Her work has included provision of expert evidence to courts in the UK and overseas, and extensive collaborative working with forensic practitioners around the world.

In health matters Dr Michael Ryan is executive director of the World Health Organisation in Switzerland, while in Scotland Belfast woman Dr Philippa Whitford is the MP for Central Ayrshire and, as a surgeon, the SNP Health spokesperson in the House of Commons.

World Health Organization (WHO) Health Emergencies Programme head Michael Ryan

In England, Irishwoman Dr Susan Hopkins is Healthcare Epidemiologist Consultant in Infectious Diseases and Microbiology at Public Health England, and Dublin woman Yvonne Doyle is Regional Director for London at Public Health England.

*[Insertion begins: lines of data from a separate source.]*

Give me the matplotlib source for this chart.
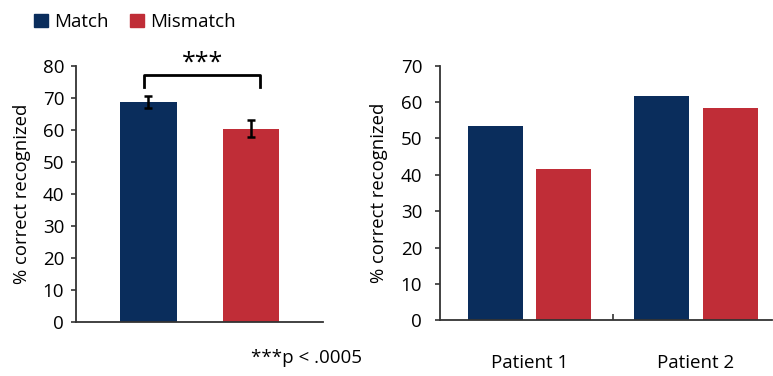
import matplotlib.pyplot as plt
import numpy as np

plt.rcParams['font.family'] = ['Open Sans', 'DejaVu Sans']

# Data
conditions = ['Match', 'Mismatch']
overall_mean = [68.6, 60.3]
overall_err = [1.9, 2.6]

patients = ['Patient 1', 'Patient 2']
match_vals = [53.3, 61.7]
mismatch_vals = [41.7, 58.3]

blue = '#0a2d5c'
red = '#c02d37'
axis_col = '#333333'

fig = plt.figure(figsize=(7.73, 3.76), dpi=100)

# Left panel: group means
ax1 = fig.add_axes([0.0983, 0.1444, 0.3192, 0.681])
x1 = np.arange(len(conditions))
ax1.bar(x1, overall_mean, 0.55, color=[blue, red])
ax1.errorbar(x1, overall_mean, yerr=overall_err, fmt='none', ecolor='black',
             elinewidth=1.8, capsize=3, capthick=1.8)
ax1.set_xlim(-0.704, 1.698)
ax1.set_ylim(0, 80)
ax1.set_yticks(np.arange(0, 81, 10))
ax1.set_xticks([])

# significance bracket
ax1.plot([-0.04, -0.04, 1.09, 1.09], [73.2, 77.1, 77.1, 73.2], color='black',
         lw=2, clip_on=False)
ax1.text(0.53, 80.8, '***', ha='center', va='center', fontsize=18)
ax1.text(0.936, -0.143, '***p < .0005', transform=ax1.transAxes, ha='center',
         va='center', fontsize=13.5)

# Right panel: individual patients
ax2 = fig.add_axes([0.5696, 0.1481, 0.4287, 0.6772])
x2 = np.arange(len(patients))
off = 0.207
w = 0.331
ax2.bar(x2 - off, match_vals, w, color=blue)
ax2.bar(x2 + off, mismatch_vals, w, color=red)
ax2.set_xlim(-0.537, 1.457)
ax2.set_ylim(0, 70)
ax2.set_yticks(np.arange(0, 71, 10))
ax2.set_xticks([0.5])
ax2.set_xticklabels([''])
ax2.tick_params(axis='x', which='major', direction='in', length=4,
                width=1.2, color=axis_col)
ax2.set_xticks(x2, minor=True)
ax2.set_xticklabels(patients, minor=True)
ax2.tick_params(axis='x', which='minor', length=0, pad=24, labelsize=13.5)

for ax in (ax1, ax2):
    ax.spines['top'].set_visible(False)
    ax.spines['right'].set_visible(False)
    for s in ('left', 'bottom'):
        ax.spines[s].set_color(axis_col)
        ax.spines[s].set_linewidth(1.3)
    ax.tick_params(axis='y', direction='out', length=3.5, width=1.2,
                   color=axis_col, labelsize=13.5)

ax1.tick_params(axis='y', pad=5)
ax2.tick_params(axis='y', pad=9.5)
ax1.set_ylabel('% correct recognized', fontsize=13.3)
ax1.yaxis.set_label_coords(-0.181, 0.5)
ax2.set_ylabel('% correct recognized', fontsize=13.3, labelpad=9)

# legend at top left
handles = [plt.Rectangle((0, 0), 1, 1, color=c) for c in (blue, red)]
fig.legend(handles, conditions, loc='upper left', bbox_to_anchor=(0.022, 1.01),
           ncol=2, frameon=False, fontsize=13.5, handlelength=0.75,
           handleheight=0.75, handletextpad=0.35, columnspacing=1.1)

plt.savefig('out.png', dpi=100)
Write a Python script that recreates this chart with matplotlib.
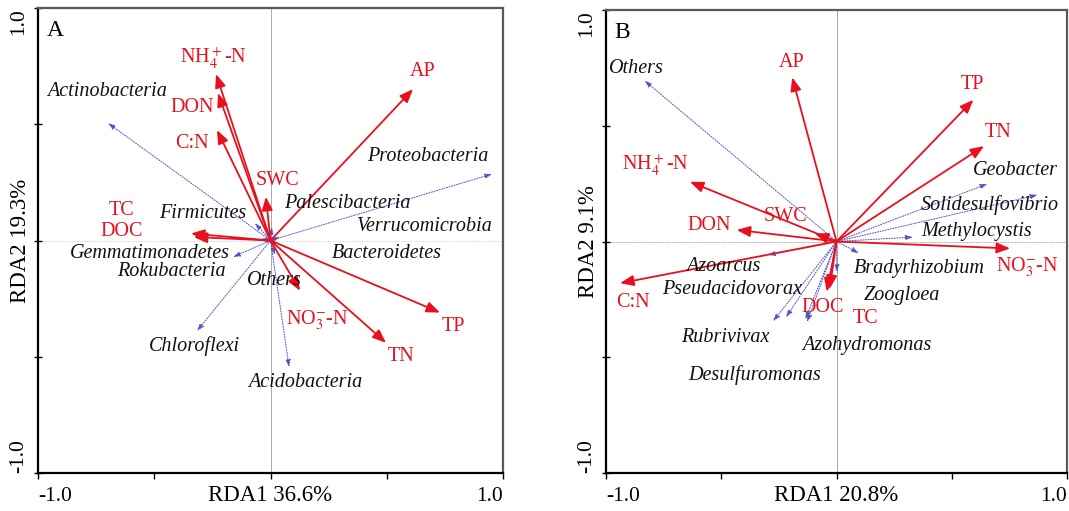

Both have been extraordinarily busy since March last year.

Further afield, and we move on to the most powerful person on the planet.

There have been many US presidents with Irish origins, although all were born in the US. Joe Biden is the latest, with roots in both Co. Mayo and Co. Louth.

Australia, like the USA, has had several heads of government of Irish descent, as has Chile (Bernardo O’Higgins) and Mexico (Vincente Fox).

Only New Zealand and the United Kingdom have had Irish-born prime ministers.

New Zealand’s three Irish premiers were Daniel Pollen from Dublin, John Ballance from Glenavy in Co. Antrim and William Massey from Co. Derry.

The UK’s only Irish-born prime minister remains Dublin-born Arthur Wellesley, the Duke of Wellington, although Prime Minister George Canning described himself as "an Irishman born in London".